Tarzan versus Eve: The Americans with Disabilities Act (ADA)greenspun.com : LUSENET : Unk's Wild Wild West : One Thread
Sorry, but the vision of the "first woman" against the "lord of the jungle" is just too tempting. Mea culpa.
For educational use only
An excerpt from an article by Brian Doherty
Do Do-Gooder Laws Do Good?
"The feel-goodism of the ADA does not come free, or even cheap. All indications are that the ADA simply cannot be obeyed in its entirety. Which means every business, every public building, every government in the country is living under the shadow of a potentially exhausting and financially devastating lawsuit.
And for what? Like research into ADA's macro costs, research into its benefits has been thin. But the data that exist are not encouraging.
The National Organization on Disabilities conducted a survey on the status of the disabled in America in 1986 and again last year. The big numbers are numbing: 49 million disabled, more than one of six people of working age (defined as between 15 and 64). Fifteen percent, this survey says, have back problems as their only disability.
The specific figures are more striking. When Congress was considering the ADA, its advocates emphasized the benefits of making the disabled taxpayers, instead of tax consumers, by giving them freer access to jobs. But the ADA has had no appreciable effect on getting the disabled into the workforce.
In fact, the percentage of working-age disabled actually working went down from the 1986 survey--31 percent were working in 1994, compared with 33 percent in 1986. A similar study done by Vocational Econometrics Inc. found that the percentage of disabled males working or actively looking for work dropped to 30 percent in 1993 from 33 percent in 1992.
Nor has the ADA shown any signs of stanching the flow of federal disability relief money. Total benefit payments from the Social Security's disability insurance trust fund were $40.4 billion for fiscal 1995, up substantially from the $30.4 billion in 1992, when the ADA went into effect.
The data don't prove the ADA has not had benefits in bringing the disabled into the workplace--perhaps without the ADA their employment rate would have been even lower. But there is certainly no evidence, despite all the costs, that the ADA has helped.
George Kroloff, a spokesman for the National Organization on Disabilities, still thinks the ADA has done some--unquantifiable--good: "We're seeing the disabled presented more positively in movies, advertising, TV shows....The tenor of the nation, in some not-measurable way, is more caring than it has been in the past."
The Politics of Reform
If that's true, then perhaps draconian legal solutions to the problem of handicapped access aren't necessary, especially since there's no indication that the ADA approach has worked except to satisfy the activist groups that have claimed the scalps of the likes of Blair Taylor and Richard Kubach.
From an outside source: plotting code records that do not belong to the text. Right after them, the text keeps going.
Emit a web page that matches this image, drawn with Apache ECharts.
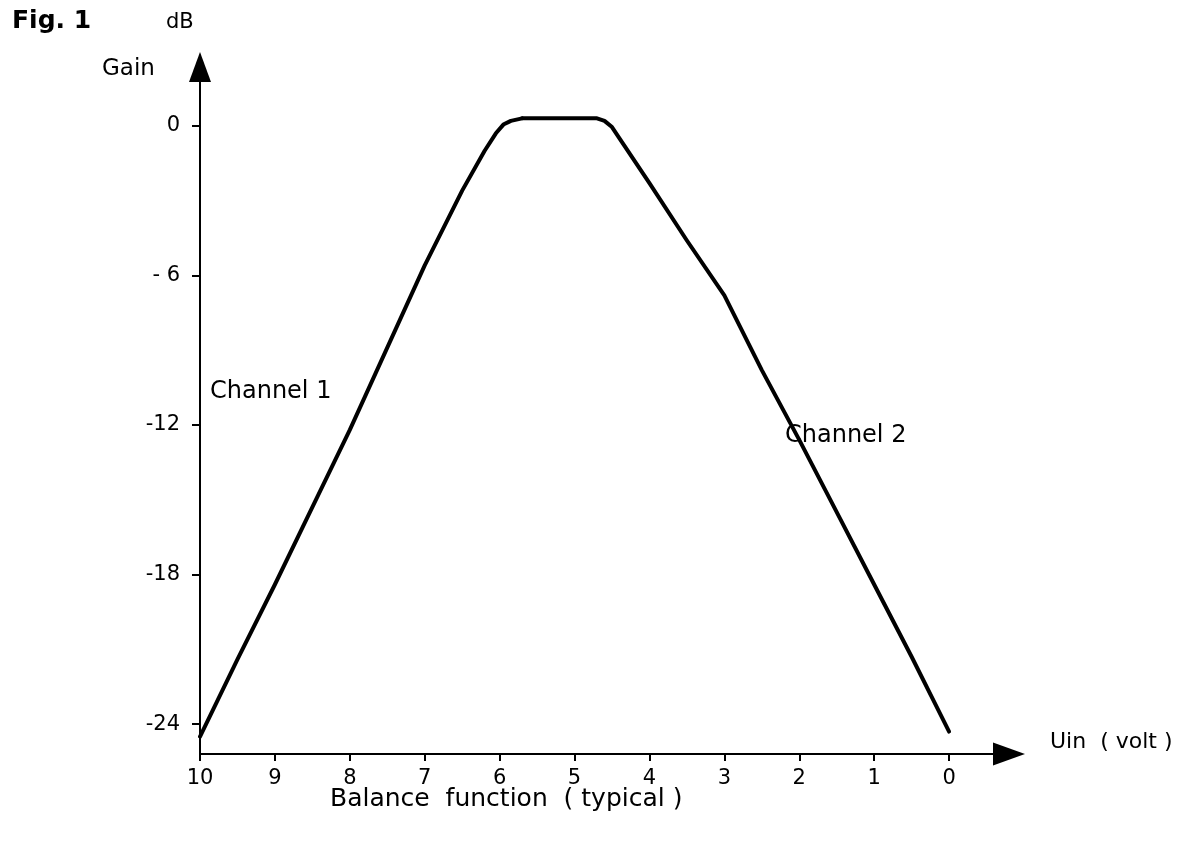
<!DOCTYPE html>
<html>
<head>
<meta charset="utf-8">
<title>Balance function</title>
<script src="https://cdn.jsdelivr.net/npm/echarts@6/dist/echarts.min.js"></script>
<style>
  html, body { margin: 0; padding: 0; background: #fff; }
  #chart { width: 1186px; height: 844px; }
</style>
</head>
<body>
<div id="chart"></div>
<script>
// Uin (volt) ticks and gain ticks (dB)
const uinTicks = [0, 1, 2, 3, 4, 5, 6, 7, 8, 9, 10];
const gainTicks = [0, -6, -12, -18, -24];

// Channel 1 (left branch) up to the flat top
const ch1Uin  = [10, 9.5, 9, 8.5, 8, 7.5, 7, 6.5, 6.2, 6.05, 5.95, 5.85, 5.7];
const ch1Gain = [-24.5, -21.4, -18.4, -15.3, -12.2, -8.9, -5.6, -2.6, -1.0, -0.3, 0.05, 0.2, 0.3];

// flat top + Channel 2 (right branch)
const ch2Uin  = [5.7, 4.7, 4.6, 4.5, 4.4, 4.0, 3.5, 3.0, 2.5, 2.0, 1.5, 1.0, 0.5, 0];
const ch2Gain = [0.3, 0.3, 0.2, -0.05, -0.5, -2.3, -4.6, -6.8, -9.8, -12.6, -15.5, -18.4, -21.3, -24.3];

const chart = echarts.init(document.getElementById('chart'));
const font = 'DejaVu Sans';

const toPairs = (xs, ys) => xs.map((x, i) => [x, ys[i]]);

const label = (text, left, top, size, bold) => ({
  type: 'text',
  left: left,
  top: top,
  style: {
    text: text,
    fontFamily: font,
    fontSize: size,
    fontWeight: bold ? 'bold' : 'normal',
    fill: '#000'
  }
});

chart.setOption({
  backgroundColor: '#fff',
  animation: false,
  textStyle: { fontFamily: font, color: '#000' },
  // axis ends sit half an arrow before the arrow tips
  grid: { left: 200, right: 177, top: 67, bottom: 90, containLabel: false },
  xAxis: {
    type: 'value',
    inverse: true,
    min: -0.8,
    max: 10,
    splitLine: { show: false },
    axisLine: {
      onZero: false,
      symbol: ['none', 'triangle'],
      symbolSize: [23, 32],
      lineStyle: { color: '#000', width: 2 }
    },
    axisTick: { show: true, length: 7, customValues: uinTicks, lineStyle: { color: '#000', width: 2 } },
    axisLabel: { customValues: uinTicks, margin: 14, fontSize: 21, color: '#000', fontFamily: font }
  },
  yAxis: {
    type: 'value',
    min: -25.2,
    max: 2.36,
    splitLine: { show: false },
    axisLine: {
      onZero: false,
      symbol: ['none', 'triangle'],
      symbolSize: [22, 30],
      lineStyle: { color: '#000', width: 2 }
    },
    axisTick: { show: true, length: 8, customValues: gainTicks, lineStyle: { color: '#000', width: 2 } },
    axisLabel: {
      customValues: gainTicks,
      margin: 20,
      fontSize: 21,
      color: '#000',
      fontFamily: font,
      formatter: v => (v === -6 ? '- 6' : String(v))
    }
  },
  series: [
    {
      name: 'Channel 1',
      type: 'line',
      data: toPairs(ch1Uin, ch1Gain),
      showSymbol: false,
      lineStyle: { color: '#000', width: 4, join: 'round', cap: 'round' }
    },
    {
      name: 'Channel 2',
      type: 'line',
      data: toPairs(ch2Uin, ch2Gain),
      showSymbol: false,
      lineStyle: { color: '#000', width: 4, join: 'round', cap: 'round' }
    }
  ],
  graphic: [
    label('Fig. 1', 12, 9, 25, true),
    label('dB', 166, 12, 21),
    label('Gain', 102, 58, 23),
    label('Channel 1', 210, 380, 24),
    label('Channel 2', 785, 424, 24),
    label('Uin  ( volt )', 1050, 731, 22),
    label('Balance  function  ( typical )', 330, 787, 25)
  ]
});
</script>
</body>
</html>
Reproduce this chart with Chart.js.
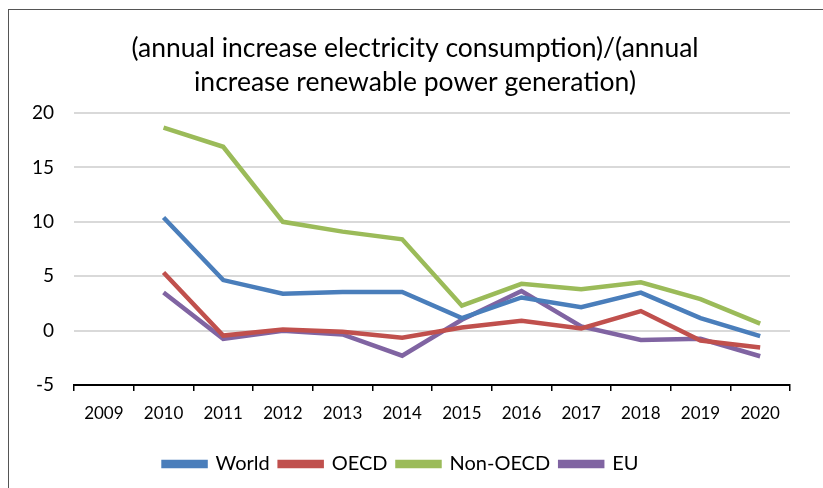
<!DOCTYPE html>
<html>
<head>
<meta charset="utf-8">
<script src="https://cdn.jsdelivr.net/npm/chart.js@4.4.1/dist/chart.umd.min.js"></script>
<style>
    html, body { margin: 0; padding: 0; background: #fff; }
    #wrap { position: relative; width: 823px; height: 488px; overflow: hidden; }
    #frame { position: absolute; left: 8px; top: 9px; width: 900px; height: 600px; border-left: 1px solid #555; border-top: 1px solid #555; }
    canvas { position: absolute; left: 0; top: 0; }
</style>
</head>
<body>
<div id="wrap">
    <div id="frame"></div>
    <canvas id="chart" width="823" height="488"></canvas>
</div>
<script>
const years = ['2009', '2010', '2011', '2012', '2013', '2014', '2015', '2016', '2017', '2018', '2019', '2020'];
const world = [null, 10.4, 4.65, 3.4, 3.55, 3.55, 1.15, 3.05, 2.15, 3.5, 1.15, -0.5];
const oecd = [null, 5.35, -0.45, 0.1, -0.1, -0.65, 0.3, 0.9, 0.2, 1.8, -0.9, -1.55];
const nonOecd = [null, 18.65, 16.9, 10.0, 9.1, 8.4, 2.3, 4.3, 3.8, 4.45, 2.9, 0.65];
const eu = [null, 3.5, -0.75, 0.0, -0.35, -2.3, 1.0, 3.65, 0.4, -0.85, -0.75, -2.35];
const titleLines = ['(annual increase electricity consumption)/(annual', 'increase renewable power generation)'];

const font = 'Lato, "Open Sans", sans-serif';

function series(label, data, color) {
    return {
        label: label,
        data: data,
        borderColor: color,
        backgroundColor: color,
        borderWidth: 4.5,
        pointRadius: 0,
        tension: 0,
        spanGaps: false
    };
}

// title drawn by hand so it can sit centred on the whole picture, like the original
const titlePlugin = {
    id: 'centredTitle',
    afterDraw(chart) {
        const ctx = chart.ctx;
        ctx.save();
        ctx.fillStyle = '#000';
        ctx.font = '26.5px ' + font;
        ctx.textAlign = 'center';
        ctx.textBaseline = 'middle';
        ctx.fillText(titleLines[0], 415, 48);
        ctx.fillText(titleLines[1], 415, 82);
        ctx.restore();
    }
};

new Chart(document.getElementById('chart'), {
    type: 'line',
    data: {
        labels: years,
        datasets: [
            series('World', world, '#4a7ebb'),
            series('OECD', oecd, '#c0504d'),
            series('Non-OECD', nonOecd, '#9bbb59'),
            series('EU', eu, '#8064a2')
        ]
    },
    options: {
        responsive: false,
        animation: false,
        layout: { padding: { left: 12, right: 33, top: 113, bottom: 4 } },
        scales: {
            x: {
                offset: true,
                grid: { offset: true, drawOnChartArea: false, drawTicks: true, tickLength: 6, color: '#000', lineWidth: 1.5 },
                border: { display: true, color: '#000', width: 2 },
                ticks: { color: '#000', font: { family: font, size: 17 }, padding: 12 },
                afterFit(scale) { scale.height += 8.5; }
            },
            y: {
                min: -5,
                max: 20,
                ticks: { stepSize: 5, color: '#000', font: { family: font, size: 19 }, padding: 20 },
                grid: { color: '#d9d9d9', lineWidth: 2, drawTicks: false },
                border: { display: false }
            }
        },
        plugins: {
            title: { display: false },
            legend: {
                position: 'bottom',
                labels: {
                    color: '#000',
                    font: { family: font, size: 20 },
                    boxWidth: 42,
                    boxHeight: 4,
                    padding: 10
                }
            },
            tooltip: { enabled: false }
        }
    },
    plugins: [titlePlugin]
});
</script>
</body>
</html>
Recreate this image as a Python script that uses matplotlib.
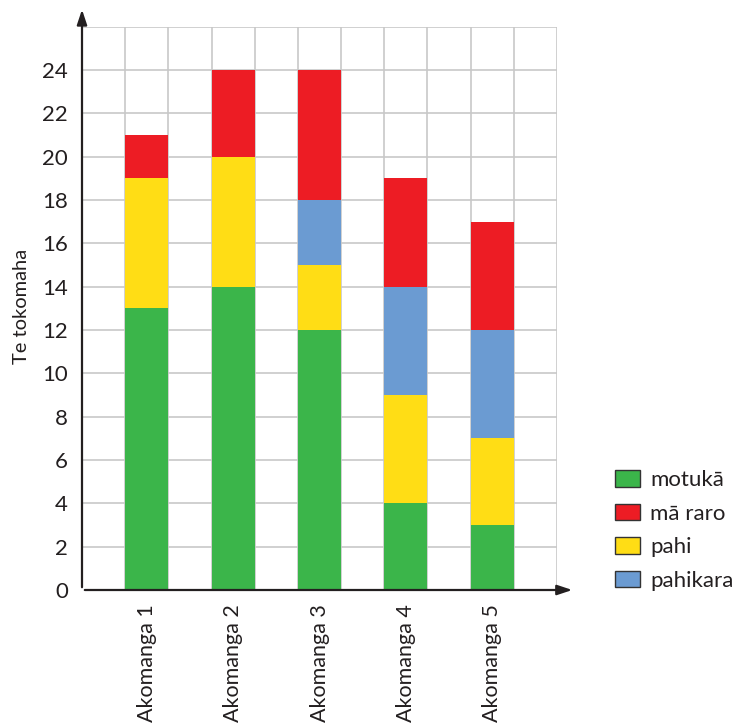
import matplotlib
matplotlib.use("Agg")
import matplotlib.pyplot as plt
from matplotlib.patches import Patch
import numpy as np

categories = ["Akomanga 1", "Akomanga 2", "Akomanga 3", "Akomanga 4", "Akomanga 5"]
motuka = [13, 14, 12, 4, 3]
pahi = [6, 6, 3, 5, 4]
pahikara = [0, 0, 3, 5, 5]
ma_raro = [2, 4, 6, 5, 5]
y_ticks = [0, 2, 4, 6, 8, 10, 12, 14, 16, 18, 20, 22, 24]

colors = {"motukā": "#3BB54A", "mā raro": "#ED1C24", "pahi": "#FFDD15", "pahikara": "#6B9BD2"}

plt.rcParams['font.family'] = ['Lato', 'DejaVu Sans']

fig = plt.figure(figsize=(7.38, 7.26), dpi=100)
W, H = 738, 726
x0, x1, y0, y1 = 82, 557, 590, 26.5
ax = fig.add_axes([x0 / W, (H - y0) / H, (x1 - x0) / W, (y0 - y1) / H])

pos = np.arange(len(categories)) * 2 + 1.5
bottom = np.zeros(len(categories))
for name, vals in [("motukā", motuka), ("pahi", pahi), ("pahikara", pahikara), ("mā raro", ma_raro)]:
    v = np.array(vals, dtype=float)
    ax.bar(pos, v, width=1.0, bottom=bottom, color=colors[name], zorder=3, linewidth=0)
    bottom += v

ax.set_xlim(0, 11)
ax.set_ylim(0, 26)
for xv in range(1, 12):
    ax.axvline(xv, color="#c8c8c8", lw=1.2, zorder=1)
for yv in range(2, 27, 2):
    ax.axhline(yv, color="#c8c8c8", lw=1.2, zorder=1)

ax.set_yticks(y_ticks)
ax.set_yticklabels([str(t) for t in y_ticks], fontsize=16, color="#231f20")
ax.set_xticks(pos)
ax.set_xticklabels(categories, rotation=90, fontsize=15.5, color="#231f20")
ax.tick_params(length=0)
ax.tick_params(axis='y', pad=10)
ax.tick_params(axis='x', pad=10)
for s in ["top", "right", "left", "bottom"]:
    ax.spines[s].set_visible(False)

# axes with arrows
ax.annotate("", xy=(0, 1.035), xytext=(0, 0), xycoords="axes fraction",
            arrowprops=dict(arrowstyle="-|>,head_length=0.9,head_width=0.3", color="#231f20", lw=1.6),
            annotation_clip=False, zorder=5)
ax.annotate("", xy=(1.038, 0), xytext=(0, 0), xycoords="axes fraction",
            arrowprops=dict(arrowstyle="-|>,head_length=0.9,head_width=0.3", color="#231f20", lw=1.6),
            annotation_clip=False, zorder=5)

fig.text(22 / W, (H - 306) / H, "Te tokomaha", rotation=90, fontsize=14.5, color="#231f20",
         ha="center", va="center")

handles = [Patch(facecolor=colors[n], edgecolor="#333333", linewidth=1.0, label=n)
           for n in ["motukā", "mā raro", "pahi", "pahikara"]]
fig.legend(handles=handles, loc="upper left", bbox_to_anchor=(615 / W, (H - 470) / H),
           frameon=False, fontsize=16, handlelength=1.13, handleheight=0.77,
           handletextpad=0.45, labelspacing=0.61, borderpad=0, borderaxespad=0,
           labelcolor="#231f20")

fig.savefig("out.png", dpi=100)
Injured war veteran Bob Dole was a key supporter of the ADA. Phil Gramm also voted for it. Both are now angling to be elected president in 1996, as leaders of a party ostensibly dedicated to easing unfunded federal mandates, chopping through the regulatory thicket, and creating an America of, in Gramm's favorite phrase, more freedom and less government. The ADA threatens all three goals.
Still, Dole staffers say that they see no reason to rethink the ADA now, and they doubt that any of his '96 opponents will attempt to outflank him on the issue. Indeed, no one from either Gramm's campaign or his Senate office would comment. As one Senate staffer put it, even his great-aunt who ran a local chapter of the John Birch Society doesn't have much of a problem with the idea of handicapped access.
The principled argument against the ADA is that it violates free association. And unlike more-traditional civil rights law, it sometimes forces people to bear huge costs while doing so.
The point of race- and sex-based civil rights law was to treat everybody the same; the ADA demands treating everybody differently. The disabled are not, in civil rights terms, analogous to blacks or women. It's one thing to say you must let into your restaurant, or hire, someone who in all practical aspects is just like any other customer or employee. It's another matter entirely to force you to build a ramp (instead of just giving someone a physical boost) at great expense to allow them easy access. And it is even more extreme to require that businesses allow employees to keep working if their emotional disturbances make them an unproductive nuisance.
It's a bit much to expect Republican politicians to recognize such principles--or even to consider them. But it would not be too much to recognize that the vagueness and reach of the ADA make it a law that has lost its bearings."
-- Ken Decker (email@example.com), January 08, 2001
I originally posted this to the wrong thread. Is that how Altzheimer's starts?
Allow me to offer 1 1/2 cheers for ADA. Yes it is a lawyer's wet-dream; yes it is just another example of busy-body bureaucrats run amok; yes it benefits manufacturers of products that are suddenly required by law (such as specially sized toilet bowls---no doubt ADA has brought much new business to the union-busting Kohler of Kohler Corp).
But, putting on my disability hat, I can say that I do appreciate some of what ADA has wrought. I appreciate handicapped parking spots. I appreciate public restrooms that are accessible. I appreciate curb-cuts and grab-bars. I am retired due to my disability so have no informed opinion on the employment ramifications of ADA.
As in most everything, there is a middle ground here.